● Problem details
Print the listing from its top line through the line containing "plot[smooth, tension=0.55] coordinates", nothing more, and leave out the pictures.

● Collected material
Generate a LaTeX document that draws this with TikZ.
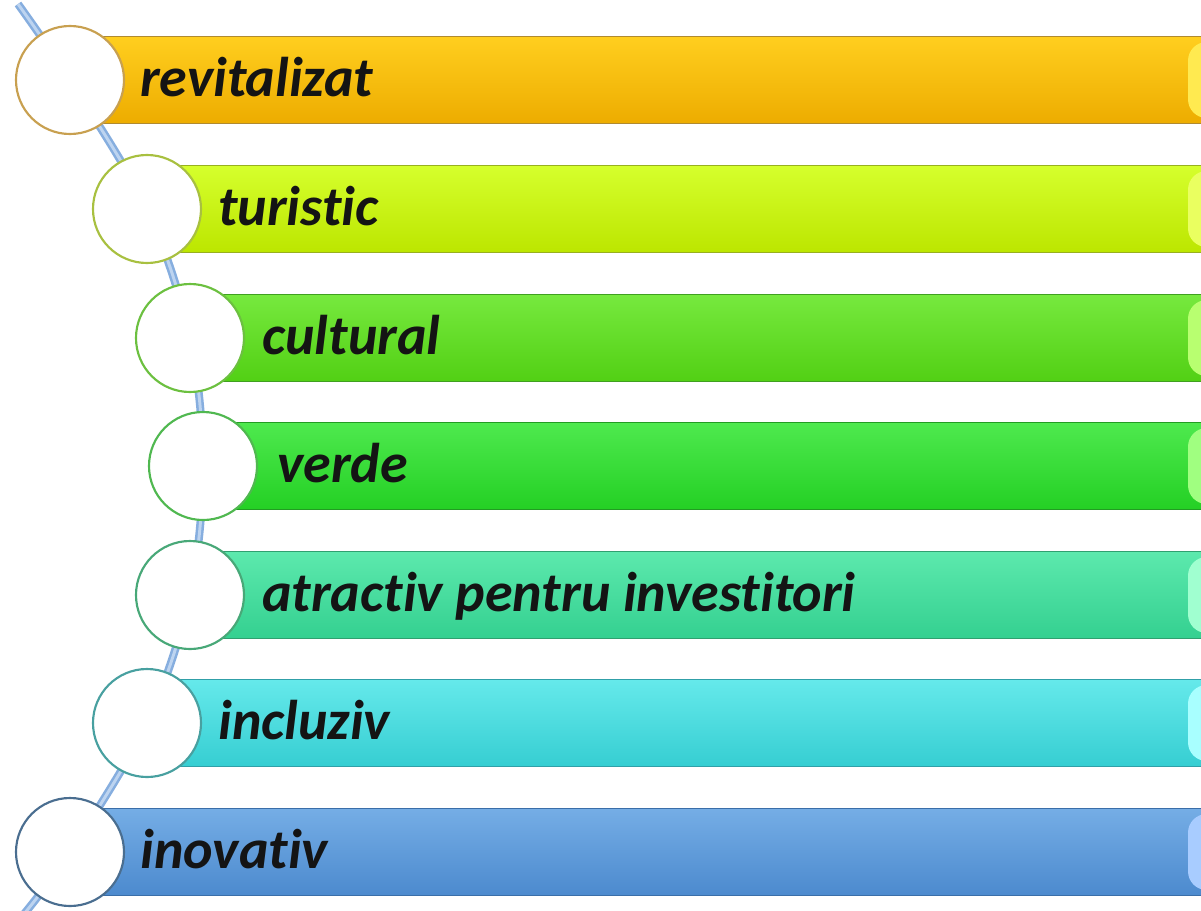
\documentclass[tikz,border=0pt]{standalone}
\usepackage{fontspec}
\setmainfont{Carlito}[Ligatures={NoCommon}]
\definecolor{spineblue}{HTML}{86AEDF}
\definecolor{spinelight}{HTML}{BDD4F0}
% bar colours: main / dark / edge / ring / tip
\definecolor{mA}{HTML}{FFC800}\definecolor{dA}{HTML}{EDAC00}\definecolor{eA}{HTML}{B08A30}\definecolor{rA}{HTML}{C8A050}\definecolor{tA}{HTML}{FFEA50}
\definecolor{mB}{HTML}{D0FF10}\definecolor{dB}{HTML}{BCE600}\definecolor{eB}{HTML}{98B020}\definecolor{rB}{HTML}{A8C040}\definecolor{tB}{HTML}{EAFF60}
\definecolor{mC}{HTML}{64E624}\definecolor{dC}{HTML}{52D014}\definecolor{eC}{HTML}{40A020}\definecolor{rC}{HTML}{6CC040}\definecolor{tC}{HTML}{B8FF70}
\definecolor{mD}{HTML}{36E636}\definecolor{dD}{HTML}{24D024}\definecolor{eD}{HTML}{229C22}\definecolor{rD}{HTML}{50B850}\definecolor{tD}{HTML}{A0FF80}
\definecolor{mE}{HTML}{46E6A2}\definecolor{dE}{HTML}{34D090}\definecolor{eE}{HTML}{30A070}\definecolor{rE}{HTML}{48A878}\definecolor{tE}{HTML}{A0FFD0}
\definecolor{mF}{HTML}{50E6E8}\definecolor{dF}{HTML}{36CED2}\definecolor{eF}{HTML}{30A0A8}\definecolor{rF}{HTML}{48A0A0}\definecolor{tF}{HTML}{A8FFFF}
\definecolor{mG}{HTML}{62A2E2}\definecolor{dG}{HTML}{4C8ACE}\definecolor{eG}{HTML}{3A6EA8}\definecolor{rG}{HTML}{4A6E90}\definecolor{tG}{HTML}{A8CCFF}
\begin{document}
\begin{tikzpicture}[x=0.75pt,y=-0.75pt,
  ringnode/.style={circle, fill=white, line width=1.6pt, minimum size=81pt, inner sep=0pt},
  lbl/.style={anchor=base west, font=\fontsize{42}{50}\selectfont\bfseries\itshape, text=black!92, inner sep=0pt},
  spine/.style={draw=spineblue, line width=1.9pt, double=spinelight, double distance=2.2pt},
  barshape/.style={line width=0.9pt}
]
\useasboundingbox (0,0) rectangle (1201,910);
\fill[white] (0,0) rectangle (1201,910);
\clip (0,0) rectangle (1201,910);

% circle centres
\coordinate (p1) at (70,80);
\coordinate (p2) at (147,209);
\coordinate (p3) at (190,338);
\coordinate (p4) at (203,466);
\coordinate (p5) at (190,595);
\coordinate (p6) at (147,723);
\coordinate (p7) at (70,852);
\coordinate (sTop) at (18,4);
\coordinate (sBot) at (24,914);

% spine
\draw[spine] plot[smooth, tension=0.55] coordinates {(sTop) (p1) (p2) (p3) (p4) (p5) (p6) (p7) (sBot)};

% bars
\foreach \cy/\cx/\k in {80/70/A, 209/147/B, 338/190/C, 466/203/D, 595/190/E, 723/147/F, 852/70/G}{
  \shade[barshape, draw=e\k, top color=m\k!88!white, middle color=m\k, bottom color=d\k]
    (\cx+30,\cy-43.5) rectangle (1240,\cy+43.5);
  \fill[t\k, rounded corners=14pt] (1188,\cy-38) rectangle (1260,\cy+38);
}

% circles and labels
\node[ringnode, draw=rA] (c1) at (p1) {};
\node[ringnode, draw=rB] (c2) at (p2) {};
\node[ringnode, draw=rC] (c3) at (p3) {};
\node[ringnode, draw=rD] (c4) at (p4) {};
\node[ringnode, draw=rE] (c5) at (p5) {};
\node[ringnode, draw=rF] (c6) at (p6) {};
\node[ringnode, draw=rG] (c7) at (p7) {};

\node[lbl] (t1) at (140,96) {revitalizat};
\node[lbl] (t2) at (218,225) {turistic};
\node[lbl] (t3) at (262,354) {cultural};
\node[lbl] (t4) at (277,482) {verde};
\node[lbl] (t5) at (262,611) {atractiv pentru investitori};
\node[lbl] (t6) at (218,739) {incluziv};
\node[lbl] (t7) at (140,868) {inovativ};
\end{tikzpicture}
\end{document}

● Exercise output
Generate a LaTeX document that draws this with TikZ.
\documentclass[tikz,border=0pt]{standalone}
\usepackage{fontspec}
\setmainfont{Carlito}[Ligatures={NoCommon}]
\definecolor{spineblue}{HTML}{86AEDF}
\definecolor{spinelight}{HTML}{BDD4F0}
% bar colours: main / dark / edge / ring / tip
\definecolor{mA}{HTML}{FFC800}\definecolor{dA}{HTML}{EDAC00}\definecolor{eA}{HTML}{B08A30}\definecolor{rA}{HTML}{C8A050}\definecolor{tA}{HTML}{FFEA50}
\definecolor{mB}{HTML}{D0FF10}\definecolor{dB}{HTML}{BCE600}\definecolor{eB}{HTML}{98B020}\definecolor{rB}{HTML}{A8C040}\definecolor{tB}{HTML}{EAFF60}
\definecolor{mC}{HTML}{64E624}\definecolor{dC}{HTML}{52D014}\definecolor{eC}{HTML}{40A020}\definecolor{rC}{HTML}{6CC040}\definecolor{tC}{HTML}{B8FF70}
\definecolor{mD}{HTML}{36E636}\definecolor{dD}{HTML}{24D024}\definecolor{eD}{HTML}{229C22}\definecolor{rD}{HTML}{50B850}\definecolor{tD}{HTML}{A0FF80}
\definecolor{mE}{HTML}{46E6A2}\definecolor{dE}{HTML}{34D090}\definecolor{eE}{HTML}{30A070}\definecolor{rE}{HTML}{48A878}\definecolor{tE}{HTML}{A0FFD0}
\definecolor{mF}{HTML}{50E6E8}\definecolor{dF}{HTML}{36CED2}\definecolor{eF}{HTML}{30A0A8}\definecolor{rF}{HTML}{48A0A0}\definecolor{tF}{HTML}{A8FFFF}
\definecolor{mG}{HTML}{62A2E2}\definecolor{dG}{HTML}{4C8ACE}\definecolor{eG}{HTML}{3A6EA8}\definecolor{rG}{HTML}{4A6E90}\definecolor{tG}{HTML}{A8CCFF}
\begin{document}
\begin{tikzpicture}[x=0.75pt,y=-0.75pt,
  ringnode/.style={circle, fill=white, line width=1.6pt, minimum size=81pt, inner sep=0pt},
  lbl/.style={anchor=base west, font=\fontsize{42}{50}\selectfont\bfseries\itshape, text=black!92, inner sep=0pt},
  spine/.style={draw=spineblue, line width=1.9pt, double=spinelight, double distance=2.2pt},
  barshape/.style={line width=0.9pt}
]
\useasboundingbox (0,0) rectangle (1201,910);
\fill[white] (0,0) rectangle (1201,910);
\clip (0,0) rectangle (1201,910);

% circle centres
\coordinate (p1) at (70,80);
\coordinate (p2) at (147,209);
\coordinate (p3) at (190,338);
\coordinate (p4) at (203,466);
\coordinate (p5) at (190,595);
\coordinate (p6) at (147,723);
\coordinate (p7) at (70,852);
\coordinate (sTop) at (18,4);
\coordinate (sBot) at (24,914);

% spine
\draw[spine] plot[smooth, tension=0.55] coordinates {(sTop) (p1) (p2) (p3) (p4) (p5) (p6) (p7) (sBot)};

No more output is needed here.